Schroniska dla bezdomnych w Radomiu przepełnione, w Płocku nadal są miejsca
10.01.2017 14:50
Aktualizacja: 14:05 15.08.2022
Płockim bezdomnym mróz nie straszny. W tamtejszych schroniskach wciąż są wolne miejsca. Inaczej sytuacja wygląda w Radomiu, gdzie ośrodki są przepełnione.
RDC
- W tej chwili mamy 36 domowników, a pomieścić możemy niemal 50 osób - informuje Hanna Moderacka - kierownik domu dla bezdomnych mężczyzn działającym przy płockiej Caritas.
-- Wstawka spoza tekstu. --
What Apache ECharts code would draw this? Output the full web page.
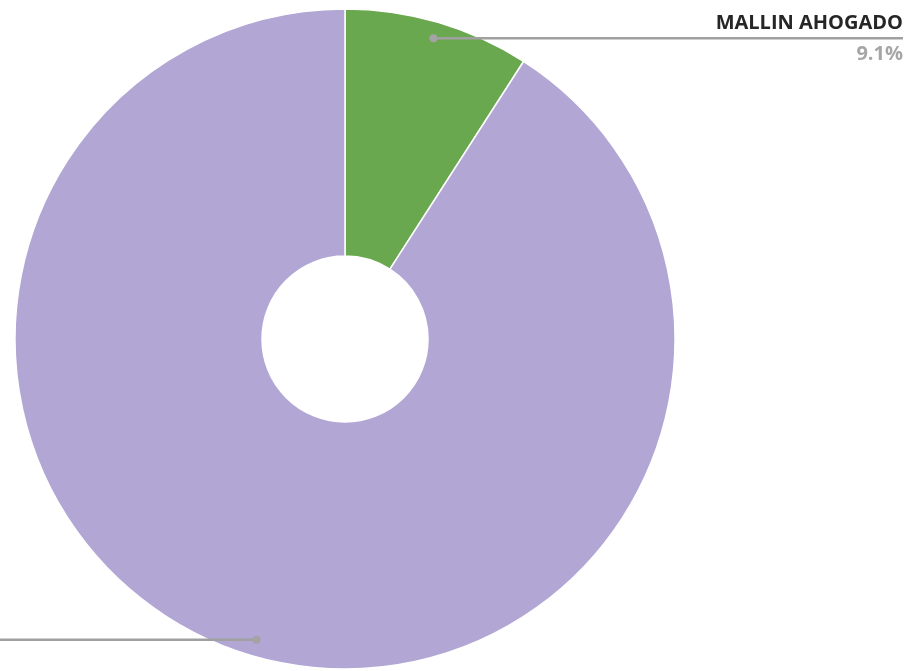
<!DOCTYPE html>
<html>
<head>
<meta charset="utf-8">
<style>
  html, body { margin: 0; padding: 0; background: #fff; }
  #chart { width: 906px; height: 671px; }
</style>
<script src="https://cdn.jsdelivr.net/npm/echarts@6/dist/echarts.min.js"></script>
</head>
<body>
<div id="chart"></div>
<script>
// Category names, shares (%) and slice colours
const categories = ['MALLIN AHOGADO', 'MALLIN SECO'];
const shares = [9.1, 90.9];
const colors = ['#6aa84f', '#b2a6d4'];

// Geometry of the ring (pixels)
const CX = 345, CY = 339, R_OUT = 330, R_IN = 83;
const ANCHOR_R = 0.95;          // where the leader line starts, as fraction of outer radius
const LABEL_EDGE = [903, -30];  // x where each leader line ends / label aligns

const total = shares.reduce((a, b) => a + b, 0);
// Position of each slice's middle along the angle axis
const mids = shares.map((v, i) => shares.slice(0, i).reduce((s, x) => s + x, 0) + v / 2);

const LINE_COLOR = '#a0a0a0';
const FONT = 'Open Sans';

const chart = echarts.init(document.getElementById('chart'), null, { renderer: 'canvas' });

chart.setOption({
  animation: false,
  backgroundColor: '#fff',
  polar: { center: [CX, CY], radius: R_OUT },
  angleAxis: { type: 'value', min: 0, max: total, startAngle: 90, clockwise: true, show: false },
  radiusAxis: { type: 'value', min: 0, max: 1, show: false },
  series: [
    {
      type: 'pie',
      center: [CX, CY],
      radius: [R_IN, R_OUT],
      startAngle: 90,
      clockwise: true,
      silent: true,
      itemStyle: { borderColor: '#fff', borderWidth: 1.5 },
      label: { show: false },
      labelLine: { show: false },
      data: categories.map((n, i) => ({ name: n, value: shares[i], itemStyle: { color: colors[i] } })),
      z: 2
    },
    {
      // dot at each slice's middle, a horizontal leader line and the category / share label
      type: 'custom',
      coordinateSystem: 'polar',
      silent: true,
      data: mids.map(m => [ANCHOR_R, m]),
      renderItem: function (params, api) {
        const i = params.dataIndex;
        const p = api.coord([api.value(0), api.value(1)]);
        const ex = LABEL_EDGE[i];
        return {
          type: 'group',
          children: [
            { type: 'line', shape: { x1: p[0], y1: p[1], x2: ex, y2: p[1] },
              style: { stroke: LINE_COLOR, lineWidth: 2.5 } },
            { type: 'circle', shape: { cx: p[0], cy: p[1], r: 4 },
              style: { fill: '#a3a3a3' } },
            { type: 'text', x: ex, y: p[1] - 15,
              style: { text: categories[i], fill: '#262626', font: 'bold 20px "' + FONT + '"',
                       align: 'right', verticalAlign: 'middle' } },
            { type: 'text', x: ex, y: p[1] + 16,
              style: { text: shares[i].toFixed(1) + '%', fill: '#a6a6a6', font: 'bold 20px "' + FONT + '"',
                       align: 'right', verticalAlign: 'middle' } }
          ]
        };
      },
      z: 5
    }
  ]
});
</script>
</body>
</html>
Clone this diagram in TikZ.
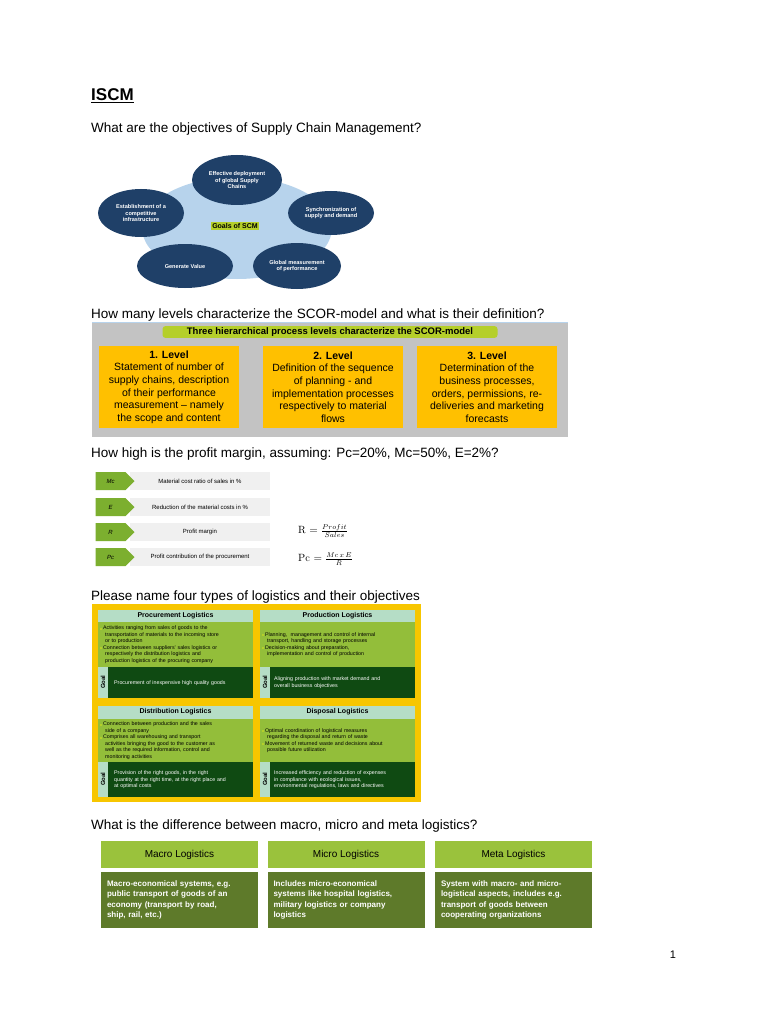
\documentclass[tikz,border=0pt]{standalone}
\usepackage{amssymb}
\usepackage{fontspec}
\setmainfont{Liberation Sans}
\usetikzlibrary{shapes.geometric,shapes.symbols}
\definecolor{navy}{HTML}{1F4068}
\definecolor{lblue}{HTML}{B7D3EC}
\definecolor{ygreen}{HTML}{B5CF2A}
\definecolor{sgray}{HTML}{C3C3C3}
\definecolor{orng}{HTML}{FFC000}
\definecolor{lgreen}{HTML}{93BE3A}
\definecolor{mgreen}{HTML}{7CAF2F}
\definecolor{rowgray}{HTML}{F0F0F0}
\definecolor{teal}{HTML}{B5DDC6}
\definecolor{dgreen}{HTML}{0F4A12}
\definecolor{ogreen}{HTML}{5E7A2A}
\definecolor{hgreen}{HTML}{9AC23C}
\definecolor{gold}{HTML}{F7C600}
\newcommand\bsq{\hspace*{2pt}\textcolor{ygreen}{\rule{2pt}{2pt}}\,}
\tikzset{
 q/.style={anchor=west,font=\fontsize{13.5}{16}\selectfont,inner sep=0},
 goal/.style={ellipse,fill=navy,text=white,font=\bfseries\fontsize{5.6}{6.6}\selectfont,align=center,inner sep=0},
 lvl/.style={fill=orng,minimum width=140,minimum height=82,align=center,font=\fontsize{10.5}{12.6}\selectfont,inner sep=0},
 arr/.style={signal,signal to=east,fill=mgreen,minimum height=18,minimum width=39,inner sep=0,font=\itshape\fontsize{6}{7}\selectfont},
 bar/.style={fill=rowgray,minimum width=140,minimum height=18,inner sep=0,font=\fontsize{6}{7}\selectfont},
 lhead/.style={fill=teal,minimum width=155,minimum height=13,inner sep=0,font=\bfseries\fontsize{7}{8}\selectfont},
 lbody/.style={fill=lgreen,minimum width=155,anchor=north west,inner sep=0,font=\fontsize{5.3}{6.6}\selectfont,align=left},
 lgoal/.style={fill=dgreen,text=white,anchor=north west,inner sep=0,font=\fontsize{5.3}{6.6}\selectfont,align=left},
 gtag/.style={fill=teal,anchor=north west,inner sep=0,minimum width=10},
 gword/.style={rotate=90,font=\bfseries\fontsize{6}{7}\selectfont,inner sep=0},
 mhead/.style={fill=hgreen,minimum width=157,minimum height=27,inner sep=0,font=\fontsize{10}{12}\selectfont},
 mbody/.style={fill=ogreen,text=white,minimum width=157,minimum height=56,inner sep=0,font=\bfseries\fontsize{8}{10.5}\selectfont,text width=145,align=left}
}
\begin{document}
\begin{tikzpicture}[x=1pt,y=-1pt]
\useasboundingbox[fill=white] (0,0) rectangle (768,1024);
\node[anchor=west,inner sep=0,font=\bfseries\fontsize{17}{20}\selectfont] (t) at (91,96) {\underline{ISCM}};
\node[q] (q1) at (91,129) {What are the objectives of Supply Chain Management?};
% goals
\node[ellipse,fill=lblue,minimum width=190,minimum height=102,inner sep=0] (c) at (237,228) {};
\node[fill=ygreen,inner sep=1,font=\bfseries\fontsize{7}{8}\selectfont] (gl) at (235,226) {Goals of SCM};
\node[goal,minimum width=90,minimum height=50] (g1) at (237,180) {Effective deployment\\of global Supply\\Chains};
\node[goal,minimum width=86,minimum height=48] (g2) at (141,213) {Establishment of a\\competitive\\infrastructure};
\node[goal,minimum width=86,minimum height=44] (g3) at (331,213) {Synchronization of\\supply and demand};
\node[goal,minimum width=96,minimum height=44] (g4) at (185,266) {Generate Value};
\node[goal,minimum width=88,minimum height=46] (g5) at (297,266) {Global measurement\\of performance};
% SCOR
\node[q] (q2) at (91,315) {How many levels characterize the SCOR-model and what is their definition?};
\node[fill=sgray,minimum width=476,minimum height=115,inner sep=0,anchor=north west] (sb) at (92,322) {};
\draw[lblue,line width=1] (sb.north west) -- (sb.north east);
\node[fill=ygreen,rounded corners=3,inner sep=1.5,minimum width=335,font=\bfseries\fontsize{9.5}{11}\selectfont] (st) at (330,332) {Three hierarchical process levels characterize the SCOR-model};
\node[lvl] (l1) at (169,387) {\textbf{1. Level}\\Statement of number of\\supply chains, description\\of their performance\\measurement -- namely\\the scope and content};
\node[lvl] (l2) at (333,387) {\textbf{2. Level}\\Definition of the sequence\\of planning - and\\implementation processes\\respectively to material\\flows};
\node[lvl] (l3) at (487,387) {\textbf{3. Level}\\Determination of the\\business processes,\\orders, permissions, re-\\deliveries and marketing\\forecasts};
% profit
\node[q] (q3) at (91,454) {How high is the profit margin, assuming: Pc=20\%, Mc=50\%, E=2\%?};
\foreach \y/\a/\b/\n in {481/Mc/Material cost ratio of sales in \%/1,507/E/Reduction of the material costs in \%/2,532/R/Profit margin/3,557/Pc/Profit contribution of the procurement/4}{
 \node[bar] (b\n) at (200,\y) {\b};
 \node[arr] (a\n) at (110.5,\y) {\a};
}
\node[anchor=west,font=\fontfamily{lmr}\selectfont\fontsize{10.5}{12}\selectfont,inner sep=0] (f1) at (298,531) {R $=\frac{Profit}{Sales}$};
\node[anchor=west,font=\fontfamily{lmr}\selectfont\fontsize{10.5}{12}\selectfont,inner sep=0] (f2) at (298,559) {Pc $=\frac{Mc\,x\,E}{R}$};
% logistics
\node[q] (q4) at (91,597) {Please name four types of logistics and their objectives};
\node[fill=gold,minimum width=329,minimum height=198,inner sep=0,anchor=north west] (lo) at (92,604) {};
\node[lhead] (h1) at (175.5,616) {Procurement Logistics};
\node[lhead] (h2) at (337.5,616) {Production Logistics};
\node[lbody,minimum height=45,text width=155] (p1) at (98,622) {\bsq Activities ranging from sales of goods to the\\\hspace*{7pt}transportation of materials to the incoming store\\\hspace*{7pt}or to production\\\bsq Connection between suppliers' sales logistics or\\\hspace*{7pt}respectively the distribution logistics and\\\hspace*{7pt}production logistics of the procuring company};
\node[lbody,minimum height=45,text width=155] (p2) at (260,622) {\bsq Planning,\ \ management and control of internal\\\hspace*{7pt}transport, handling and storage processes\\\bsq Decision-making about preparation,\\\hspace*{7pt}implementation and control of production};
\node[gtag,minimum height=31] (gt1) at (98,667) {};
\node[gword] (w1) at (103,682) {Goal};
\node[lgoal,minimum width=145,minimum height=31,text width=145] (go1) at (108,667) {\hspace*{6pt}Procurement of inexpensive high quality goods};
\node[gtag,minimum height=31] (gt2) at (260,667) {};
\node[gword] (w2) at (265,682) {Goal};
\node[lgoal,minimum width=145,minimum height=31,text width=145] (go2) at (270,667) {\hspace*{4pt}Aligning production with market demand and\\\hspace*{4pt}overall business objectives};
\node[lhead] (h3) at (175.5,712) {Distribution Logistics};
\node[lhead] (h4) at (337.5,712) {Disposal Logistics};
\node[lbody,minimum height=43,text width=155] (p3) at (98,719) {\bsq Connection between production and the sales\\\hspace*{7pt}side of a company\\\bsq Comprises all warehousing and transport\\\hspace*{7pt}activities bringing the good to the customer as\\\hspace*{7pt}well as the required information, control and\\\hspace*{7pt}monitoring activities};
\node[lbody,minimum height=43,text width=155] (p4) at (260,719) {\bsq Optimal coordination of logistical measures\\\hspace*{7pt}regarding the disposal and return of waste\\\bsq Movement of returned waste and decisions about\\\hspace*{7pt}possible future utilization};
\node[gtag,minimum height=35] (gt3) at (98,762) {};
\node[gword] (w3) at (103,779) {Goal};
\node[lgoal,minimum width=145,minimum height=35,text width=145] (go3) at (108,762) {\hspace*{6pt}Provision of the right goods, in the right\\\hspace*{6pt}quantity at the right time, at the right place and\\\hspace*{6pt}at optimal costs};
\node[gtag,minimum height=35] (gt4) at (260,762) {};
\node[gword] (w4) at (265,779) {Goal};
\node[lgoal,minimum width=145,minimum height=35,text width=145] (go4) at (270,762) {\hspace*{4pt}Increased efficiency and reduction of expenses\\\hspace*{4pt}in compliance with ecological issues,\\\hspace*{4pt}environmental regulations, laws and directives};
% macro
\node[q] (q5) at (91,826) {What is the difference between macro, micro and meta logistics?};
\node[mhead] (m1) at (179.5,854.5) {Macro Logistics};
\node[mhead] (m2) at (346,854.5) {Micro Logistics};
\node[mhead] (m3) at (513.5,854.5) {Meta Logistics};
\node[mbody] (n1) at (179.5,900) {Macro-economical systems, e.g.\\public transport of goods of an\\economy (transport by road,\\ship, rail, etc.)};
\node[mbody] (n2) at (346,900) {Includes micro-economical\\systems like hospital logistics,\\military logistics or company\\logistics};
\node[mbody] (n3) at (513.5,900) {System with macro- and micro-\\logistical aspects, includes e.g.\\transport of goods between\\cooperating organizations};
\node[inner sep=0,font=\fontsize{11}{13}\selectfont] (pg) at (673,955) {1};
\end{tikzpicture}
\end{document}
Także w noclegowni dla kobiet przy ul. Misjonarskiej jest jeszcze 10 miejsc. W Płocku od kilku dni ogrzewalnia dla bezdomnych jest otwarta przez cała dobę. Dziennie korzysta z niej kilkadziesiąt osób.
Radom
Zgoła inaczej sytuacja wygląda w Radomiu, gdzie schroniska są przepełnione. Ostatniej nocy przy ul. Zagłoby przebywało 27 osób, o trzy więcej niż przewidziana maksymalna ilość miejsc. Ciasno też jest w domu dla kobiet z dziećmi, gdzie przebywa 17 pań i czworo dzieci.
Wojciech Dąbrowski, kierownik schroniska dla bezdomnych w Radomiu, stwierdza, że w tym roku wyraźnie jest więcej potrzebujących osób.
Osoby korzystające z pomocy schronisk mogą liczyć na ciepły kąt, kąpiel, posiłek i możliwość wyprania ubrań. Bezdomni zaznaczają, że w takich miejscach nieocenione jest też dobre słowo.
W tym roku ma być więcej miejsc dla bezdomnych, ponadto wiosną ruszy budowa tzw. ogrzewalni.